#### [Directions for this task]
Begin with the first line of the material and write out each line exactly, ending with the line that contains "const insetTicks = [-60, -40, -20, 0];". Pictures are not part of the copy.

#### [Given material]
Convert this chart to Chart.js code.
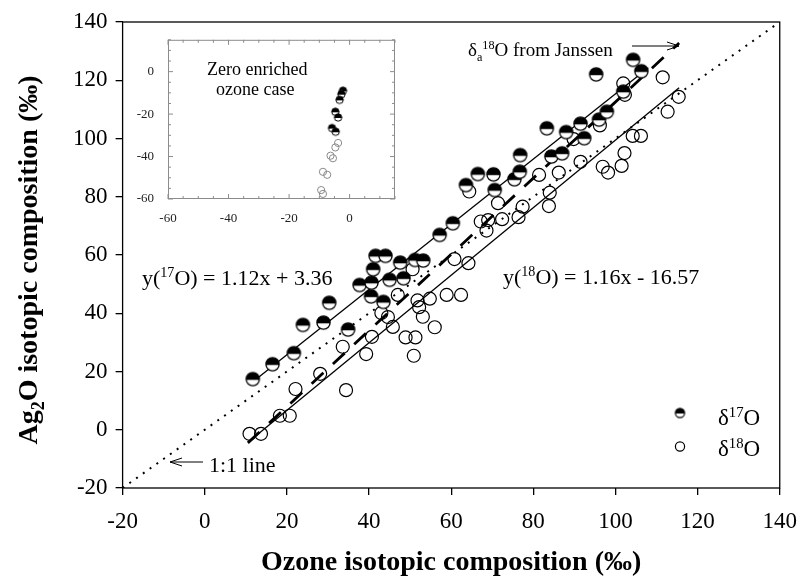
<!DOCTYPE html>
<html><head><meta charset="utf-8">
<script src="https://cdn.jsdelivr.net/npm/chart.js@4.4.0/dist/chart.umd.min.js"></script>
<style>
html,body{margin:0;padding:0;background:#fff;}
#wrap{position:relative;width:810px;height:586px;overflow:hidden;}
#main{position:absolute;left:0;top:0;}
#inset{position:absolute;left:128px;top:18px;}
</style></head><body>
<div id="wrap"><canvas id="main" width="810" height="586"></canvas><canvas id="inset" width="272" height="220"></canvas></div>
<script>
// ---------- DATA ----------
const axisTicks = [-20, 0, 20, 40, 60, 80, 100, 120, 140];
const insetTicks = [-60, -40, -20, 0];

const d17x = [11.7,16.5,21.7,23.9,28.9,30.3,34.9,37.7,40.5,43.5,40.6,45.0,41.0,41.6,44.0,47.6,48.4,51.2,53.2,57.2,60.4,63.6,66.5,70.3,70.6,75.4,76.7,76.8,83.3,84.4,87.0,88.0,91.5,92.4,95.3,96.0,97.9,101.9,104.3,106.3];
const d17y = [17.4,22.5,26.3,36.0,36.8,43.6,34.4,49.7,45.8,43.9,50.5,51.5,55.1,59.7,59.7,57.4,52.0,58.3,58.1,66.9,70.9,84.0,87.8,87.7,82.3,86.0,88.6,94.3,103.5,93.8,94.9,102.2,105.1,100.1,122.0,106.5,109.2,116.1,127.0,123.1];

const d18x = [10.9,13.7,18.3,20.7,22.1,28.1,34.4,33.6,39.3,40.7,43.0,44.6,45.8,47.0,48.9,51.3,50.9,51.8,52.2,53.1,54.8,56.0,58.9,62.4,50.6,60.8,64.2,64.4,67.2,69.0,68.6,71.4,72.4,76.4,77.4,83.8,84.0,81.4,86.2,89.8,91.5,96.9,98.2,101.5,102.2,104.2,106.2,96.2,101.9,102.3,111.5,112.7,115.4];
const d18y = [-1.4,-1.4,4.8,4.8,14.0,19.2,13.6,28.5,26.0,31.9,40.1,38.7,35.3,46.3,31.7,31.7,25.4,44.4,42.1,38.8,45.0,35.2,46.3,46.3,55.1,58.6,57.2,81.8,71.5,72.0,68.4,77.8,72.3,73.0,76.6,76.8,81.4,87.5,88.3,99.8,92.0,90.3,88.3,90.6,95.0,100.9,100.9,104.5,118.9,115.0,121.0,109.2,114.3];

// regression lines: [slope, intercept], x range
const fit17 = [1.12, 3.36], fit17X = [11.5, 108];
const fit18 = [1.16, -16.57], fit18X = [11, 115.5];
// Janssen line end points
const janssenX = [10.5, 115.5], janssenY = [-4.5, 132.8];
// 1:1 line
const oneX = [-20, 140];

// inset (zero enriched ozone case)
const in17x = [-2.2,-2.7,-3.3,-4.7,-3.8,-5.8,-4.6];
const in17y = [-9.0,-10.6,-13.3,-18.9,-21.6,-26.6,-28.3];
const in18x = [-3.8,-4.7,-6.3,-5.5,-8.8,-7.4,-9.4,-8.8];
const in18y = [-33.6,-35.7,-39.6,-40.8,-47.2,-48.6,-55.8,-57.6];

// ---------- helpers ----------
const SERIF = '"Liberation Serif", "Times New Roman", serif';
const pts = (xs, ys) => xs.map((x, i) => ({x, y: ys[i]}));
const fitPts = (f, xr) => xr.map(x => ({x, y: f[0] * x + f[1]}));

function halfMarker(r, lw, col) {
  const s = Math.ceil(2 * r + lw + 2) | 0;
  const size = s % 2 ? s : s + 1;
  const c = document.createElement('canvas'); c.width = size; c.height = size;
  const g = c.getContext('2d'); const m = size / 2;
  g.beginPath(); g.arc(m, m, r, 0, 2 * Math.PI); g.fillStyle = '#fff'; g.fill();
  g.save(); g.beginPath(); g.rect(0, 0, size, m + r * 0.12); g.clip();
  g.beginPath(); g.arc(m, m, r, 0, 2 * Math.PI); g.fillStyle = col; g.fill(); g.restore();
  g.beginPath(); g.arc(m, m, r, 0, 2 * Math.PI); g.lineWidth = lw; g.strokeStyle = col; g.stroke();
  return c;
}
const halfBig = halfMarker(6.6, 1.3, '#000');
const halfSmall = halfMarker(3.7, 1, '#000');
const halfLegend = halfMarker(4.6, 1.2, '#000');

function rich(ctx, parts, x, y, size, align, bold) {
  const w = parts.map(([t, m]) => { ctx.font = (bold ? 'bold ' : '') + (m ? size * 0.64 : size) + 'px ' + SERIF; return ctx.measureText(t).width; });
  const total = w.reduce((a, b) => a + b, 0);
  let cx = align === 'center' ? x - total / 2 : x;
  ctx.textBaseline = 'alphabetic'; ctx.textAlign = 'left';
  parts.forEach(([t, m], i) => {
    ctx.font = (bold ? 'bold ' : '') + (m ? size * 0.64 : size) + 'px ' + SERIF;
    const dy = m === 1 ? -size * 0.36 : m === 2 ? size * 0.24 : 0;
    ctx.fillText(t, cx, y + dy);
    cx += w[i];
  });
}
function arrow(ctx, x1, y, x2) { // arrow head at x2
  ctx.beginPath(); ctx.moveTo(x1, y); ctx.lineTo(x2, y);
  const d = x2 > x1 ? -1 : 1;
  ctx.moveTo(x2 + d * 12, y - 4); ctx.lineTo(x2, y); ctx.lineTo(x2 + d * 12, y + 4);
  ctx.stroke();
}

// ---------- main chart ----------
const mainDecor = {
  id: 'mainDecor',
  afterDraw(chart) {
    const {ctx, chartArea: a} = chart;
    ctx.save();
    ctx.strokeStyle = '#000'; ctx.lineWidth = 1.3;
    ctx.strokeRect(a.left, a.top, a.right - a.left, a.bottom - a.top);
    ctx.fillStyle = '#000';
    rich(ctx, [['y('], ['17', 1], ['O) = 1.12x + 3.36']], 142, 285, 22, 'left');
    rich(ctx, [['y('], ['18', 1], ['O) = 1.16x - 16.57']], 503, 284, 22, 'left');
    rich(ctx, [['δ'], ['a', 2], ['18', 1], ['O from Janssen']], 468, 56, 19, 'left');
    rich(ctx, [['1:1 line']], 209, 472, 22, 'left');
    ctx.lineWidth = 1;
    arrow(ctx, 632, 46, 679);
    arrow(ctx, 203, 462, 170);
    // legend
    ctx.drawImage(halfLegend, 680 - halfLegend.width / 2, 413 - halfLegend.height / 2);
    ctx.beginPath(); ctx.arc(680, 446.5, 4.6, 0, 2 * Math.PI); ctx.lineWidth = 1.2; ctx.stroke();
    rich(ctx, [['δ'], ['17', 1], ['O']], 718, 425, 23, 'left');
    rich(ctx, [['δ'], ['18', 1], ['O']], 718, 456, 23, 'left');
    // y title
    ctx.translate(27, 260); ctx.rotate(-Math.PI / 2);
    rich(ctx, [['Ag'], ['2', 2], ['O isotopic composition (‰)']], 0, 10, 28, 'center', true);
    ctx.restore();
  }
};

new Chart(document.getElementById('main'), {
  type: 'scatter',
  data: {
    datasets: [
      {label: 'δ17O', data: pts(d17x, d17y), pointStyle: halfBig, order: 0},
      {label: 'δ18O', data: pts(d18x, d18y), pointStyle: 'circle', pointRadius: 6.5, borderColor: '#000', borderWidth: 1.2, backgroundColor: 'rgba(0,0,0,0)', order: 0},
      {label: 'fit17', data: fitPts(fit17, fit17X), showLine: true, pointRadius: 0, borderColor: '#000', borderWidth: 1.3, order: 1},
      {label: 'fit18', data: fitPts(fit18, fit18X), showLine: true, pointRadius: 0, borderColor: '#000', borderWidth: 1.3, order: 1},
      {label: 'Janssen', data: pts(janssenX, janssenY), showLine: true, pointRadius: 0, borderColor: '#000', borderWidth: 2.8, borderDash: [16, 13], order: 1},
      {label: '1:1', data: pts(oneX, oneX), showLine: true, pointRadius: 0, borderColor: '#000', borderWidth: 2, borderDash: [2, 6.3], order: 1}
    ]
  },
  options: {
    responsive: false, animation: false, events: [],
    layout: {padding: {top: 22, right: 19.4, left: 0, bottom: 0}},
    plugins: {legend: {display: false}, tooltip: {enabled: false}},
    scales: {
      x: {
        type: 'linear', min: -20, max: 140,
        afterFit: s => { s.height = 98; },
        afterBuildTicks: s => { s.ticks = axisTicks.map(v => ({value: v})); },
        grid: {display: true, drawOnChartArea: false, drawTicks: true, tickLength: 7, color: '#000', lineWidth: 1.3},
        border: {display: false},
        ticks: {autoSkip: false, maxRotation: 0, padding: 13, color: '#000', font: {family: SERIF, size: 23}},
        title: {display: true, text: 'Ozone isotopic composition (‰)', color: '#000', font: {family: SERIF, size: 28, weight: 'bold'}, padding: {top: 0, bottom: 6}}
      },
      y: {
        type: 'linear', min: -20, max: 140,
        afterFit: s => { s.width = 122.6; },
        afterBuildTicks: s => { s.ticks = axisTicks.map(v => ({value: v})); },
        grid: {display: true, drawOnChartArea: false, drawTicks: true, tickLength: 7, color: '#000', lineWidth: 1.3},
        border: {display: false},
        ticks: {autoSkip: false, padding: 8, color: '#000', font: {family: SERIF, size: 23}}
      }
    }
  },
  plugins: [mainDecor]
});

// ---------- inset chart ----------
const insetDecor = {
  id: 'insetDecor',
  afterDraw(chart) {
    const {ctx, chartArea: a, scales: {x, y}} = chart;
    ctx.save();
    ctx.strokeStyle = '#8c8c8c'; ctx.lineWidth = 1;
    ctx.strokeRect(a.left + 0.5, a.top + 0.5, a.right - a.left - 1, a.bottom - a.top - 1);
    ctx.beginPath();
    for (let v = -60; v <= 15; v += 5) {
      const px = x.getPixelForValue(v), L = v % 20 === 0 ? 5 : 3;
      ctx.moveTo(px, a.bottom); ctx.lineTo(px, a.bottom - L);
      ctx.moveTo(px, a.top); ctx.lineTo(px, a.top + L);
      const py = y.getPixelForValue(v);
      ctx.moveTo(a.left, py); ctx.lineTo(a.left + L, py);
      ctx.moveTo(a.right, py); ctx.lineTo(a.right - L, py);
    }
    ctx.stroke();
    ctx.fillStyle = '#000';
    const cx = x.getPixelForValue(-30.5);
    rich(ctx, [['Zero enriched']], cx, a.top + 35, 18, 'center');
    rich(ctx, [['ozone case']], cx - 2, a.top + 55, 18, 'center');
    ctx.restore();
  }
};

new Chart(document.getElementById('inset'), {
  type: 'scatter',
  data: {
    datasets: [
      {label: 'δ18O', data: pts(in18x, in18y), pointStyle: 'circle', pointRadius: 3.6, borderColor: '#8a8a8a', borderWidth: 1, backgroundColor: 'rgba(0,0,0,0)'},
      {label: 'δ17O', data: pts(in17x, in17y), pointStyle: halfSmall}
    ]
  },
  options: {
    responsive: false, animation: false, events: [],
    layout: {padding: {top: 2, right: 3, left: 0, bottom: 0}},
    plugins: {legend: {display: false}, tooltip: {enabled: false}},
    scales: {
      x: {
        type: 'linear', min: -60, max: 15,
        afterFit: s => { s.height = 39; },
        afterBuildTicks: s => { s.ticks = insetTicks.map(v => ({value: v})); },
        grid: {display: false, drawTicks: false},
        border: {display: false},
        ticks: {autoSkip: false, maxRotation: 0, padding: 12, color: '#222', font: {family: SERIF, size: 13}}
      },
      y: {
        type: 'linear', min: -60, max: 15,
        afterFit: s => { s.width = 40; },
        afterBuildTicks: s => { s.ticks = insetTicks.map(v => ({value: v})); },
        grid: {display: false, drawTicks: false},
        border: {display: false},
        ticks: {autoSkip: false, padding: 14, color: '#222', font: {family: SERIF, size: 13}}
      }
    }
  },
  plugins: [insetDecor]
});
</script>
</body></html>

#### [Correct output]
Convert this chart to Chart.js code.
<!DOCTYPE html>
<html><head><meta charset="utf-8">
<script src="https://cdn.jsdelivr.net/npm/chart.js@4.4.0/dist/chart.umd.min.js"></script>
<style>
html,body{margin:0;padding:0;background:#fff;}
#wrap{position:relative;width:810px;height:586px;overflow:hidden;}
#main{position:absolute;left:0;top:0;}
#inset{position:absolute;left:128px;top:18px;}
</style></head><body>
<div id="wrap"><canvas id="main" width="810" height="586"></canvas><canvas id="inset" width="272" height="220"></canvas></div>
<script>
// ---------- DATA ----------
const axisTicks = [-20, 0, 20, 40, 60, 80, 100, 120, 140];
const insetTicks = [-60, -40, -20, 0];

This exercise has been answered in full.